La salva-Sallusti era stata rimessa al centro del dibattito da un’intervista di Repubblica all’ex presidente della Corte Costituzionale Gustavo Zagrebelsky:

Neppure il fascismo aveva previsto una disciplina del genere. Il codice penale prevede lo schermo del direttore responsabile e tutto, da allora, è riconducibile a quella figura. Nel momento in cui però si estende la responsabilità all’editore, allora il sistema di garanzie e di diritti, il delicato equilibrio che è alla base del diritto di informare e di essere informati rischia di essere compromesso”. 
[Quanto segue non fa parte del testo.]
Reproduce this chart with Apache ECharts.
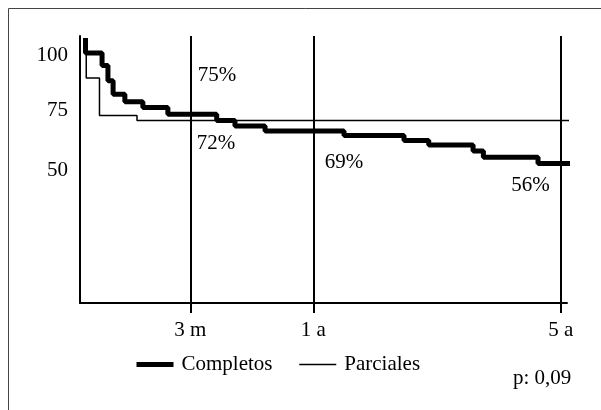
<!DOCTYPE html>
<html><head><meta charset="utf-8">
<script src="https://cdn.jsdelivr.net/npm/echarts@6/dist/echarts.min.js"></script>
<style>html,body{margin:0;padding:0;background:#fff}#c{width:601px;height:410px}</style>
</head><body><div id="c"></div>
<script>
// ---- data (time in months, survival in %) ----
const completosMeses   = [0.15, 0.15, 0.60, 0.76, 0.90, 1.22, 1.71, 2.39, 4.93, 6.27, 8.47, 17.96, 29.6, 34.4, 43.0, 45.0, 55.6, 65.1];
const completosValores = [106, 100, 95, 88.9, 83.5, 80.5, 78.2, 75.5, 73, 70.8, 68.8, 67, 65, 63.2, 60.8, 58.3, 55.8, 55.8];
const parcialesMeses   = [0.17, 0.17, 0.53, 1.55, 65.1];
const parcialesValores = [100, 90, 75, 73, 73];
const tickMeses     = [3, 12, 60];
const tickEtiquetas = ['3 m', '1 a', '5 a'];
const yEtiquetas    = [100, 75, 50];
const anotMeses   = [3, 3, 12, 60];
const anotValores = [75, 72, 69, 56];
const anotTextos  = ['75%', '72%', '69%', '56%'];
const pTexto = 'p: 0,09';

// the time axis is not uniform: piecewise scale between the labelled ticks
const anclaMeses = [0, 3, 12, 60];
const anclaEje   = [0, 110.3, 233.3, 480.7];
function eje(m) {
  let i = 0;
  while (i < anclaMeses.length - 2 && m > anclaMeses[i + 1]) i++;
  const m0 = anclaMeses[i], m1 = anclaMeses[i + 1], e0 = anclaEje[i], e1 = anclaEje[i + 1];
  return e0 + (m - m0) * (e1 - e0) / (m1 - m0);
}

const FONT = "'Liberation Serif','Times New Roman',serif";
const chart = echarts.init(document.getElementById('c'), null, {renderer: 'canvas'});

const completosData = completosMeses.map((m, i) => [eje(m), completosValores[i]]);
const parcialesData = parcialesMeses.map((m, i) => [eje(m), parcialesValores[i]]);
const tickPos = tickMeses.map(eje);

const offs = [[8, -40, 'left'], [7, 20.5, 'left'], [12, 32, 'left'], [-10.5, 22.5, 'right']];
const anotData = anotMeses.map((m, i) => ({
  value: [eje(m), anotValores[i]],
  label: {show: true, formatter: anotTextos[i], position: [offs[i][0], offs[i][1]],
          align: offs[i][2], verticalAlign: 'middle', fontSize: 21, fontFamily: FONT,
          color: '#000', opacity: 1, textBorderWidth: 0, textBorderColor: 'transparent', textShadowBlur: 0}
}));

chart.setOption({
  animation: false,
  graphic: [{type: 'rect', shape: {x: 8.5, y: 8.5, width: 800, height: 600}, style: {fill: 'none', stroke: '#444', lineWidth: 1}, silent: true, z: -10}],
  grid: {left: 80, top: 36, right: 34, bottom: 107},
  title: {text: pTexto, left: 513, top: 368, padding: 0,
          textStyle: {fontSize: 21, fontWeight: 'normal', fontFamily: FONT, color: '#000'}},
  legend: {left: 134, top: 354, padding: 0, itemWidth: 37, itemHeight: 20, itemGap: 26, selectedMode: false,
           data: ['Completos', 'Parciales'], lineStyle: {width: 'inherit'},
           itemStyle: {color: 'rgba(0,0,0,0)', borderWidth: 0, opacity: 0},
           textStyle: {fontSize: 21, fontFamily: FONT, color: '#000', padding: [0, 0, 0, 3]}},
  xAxis: {type: 'value', min: 0, max: 487,
          axisLine: {show: true, onZero: false, lineStyle: {color: '#000', width: 2}},
          axisTick: {show: true, customValues: tickPos, length: 10, lineStyle: {color: '#000', width: 2}},
          splitLine: {show: false},
          axisLabel: {customValues: tickPos, margin: 17, fontSize: 21, fontFamily: FONT, color: '#000',
                      formatter: v => { const i = tickPos.findIndex(t => Math.abs(t - v) < 1e-6); return i >= 0 ? tickEtiquetas[i] : ''; }}},
  yAxis: {type: 'value', min: 0, max: 106.8,
          axisLine: {show: true, onZero: false, lineStyle: {color: '#000', width: 2}},
          axisTick: {show: false}, splitLine: {show: false},
          axisLabel: {customValues: yEtiquetas, margin: 12, fontSize: 21, fontFamily: FONT, color: '#000',
                      formatter: v => v === 100 ? '{a|' + v + '}' : (v === 75 ? '{b|' + v + '}' : '{c|' + v + '}'),
                      rich: {a: {fontSize: 21, fontFamily: FONT, color: '#000', padding: [5, 0, 0, 0]},
                             b: {fontSize: 21, fontFamily: FONT, color: '#000', padding: [0, 0, 10, 0]},
                             c: {fontSize: 21, fontFamily: FONT, color: '#000', padding: [0, 0, 15, 0]}}}},
  series: [
    {name: 'Parciales', type: 'line', step: 'end', data: parcialesData, symbol: 'none', clip: false,
     lineStyle: {color: '#000', width: 1.5}, itemStyle: {color: '#000'}, z: 3,
     markLine: {silent: true, symbol: ['none', 'none'], label: {show: false},
                lineStyle: {color: '#000', width: 2, type: 'solid'},
                data: tickPos.map(p => ({xAxis: p}))}},
    {name: 'Completos', type: 'line', step: 'end', data: completosData, symbol: 'none', clip: false,
     lineStyle: {color: '#000', width: 5}, itemStyle: {color: '#000'}, z: 4},
    {name: 'anotaciones', type: 'scatter', data: anotData, symbolSize: 1, silent: true, z: 5,
     itemStyle: {color: '#000', opacity: 0}}
  ]
});
</script></body></html>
“La pena detentiva è prevista dalla legge penale e il problema dell’adeguatezza della pena è annoso, non nuovo. Va detto, però, che nel caso dell’articolo in questione non si tratta di opinioni, ma dell’attribuzione di fatti determinati risultati palesemente falsi. Il reato consiste nell’omessa vigilanza circa un fatto che non riguarda la libertà di opinione. Si può discutere se il carcere sia la misura più appropriata […] La mia risposta – precisa – è no. Il carcere non è adeguato. In questo, come in tanti altri casi, non è la misura opportuna”.

La chiamata in causa dell’editore. “Nel momento in cui si estende la responsabilità al proprietario dell’impresa editoriale è chiaro che questi farebbe di tutto per prevenirla e ciò gli darebbe il diritto d’intervenire nella gestione dell’impresa giornalistica, un’impresa molto particolare, nella quale la libertà della redazione deve essere preservata dall’intervento diretto della proprietà, cioè del potere economico”.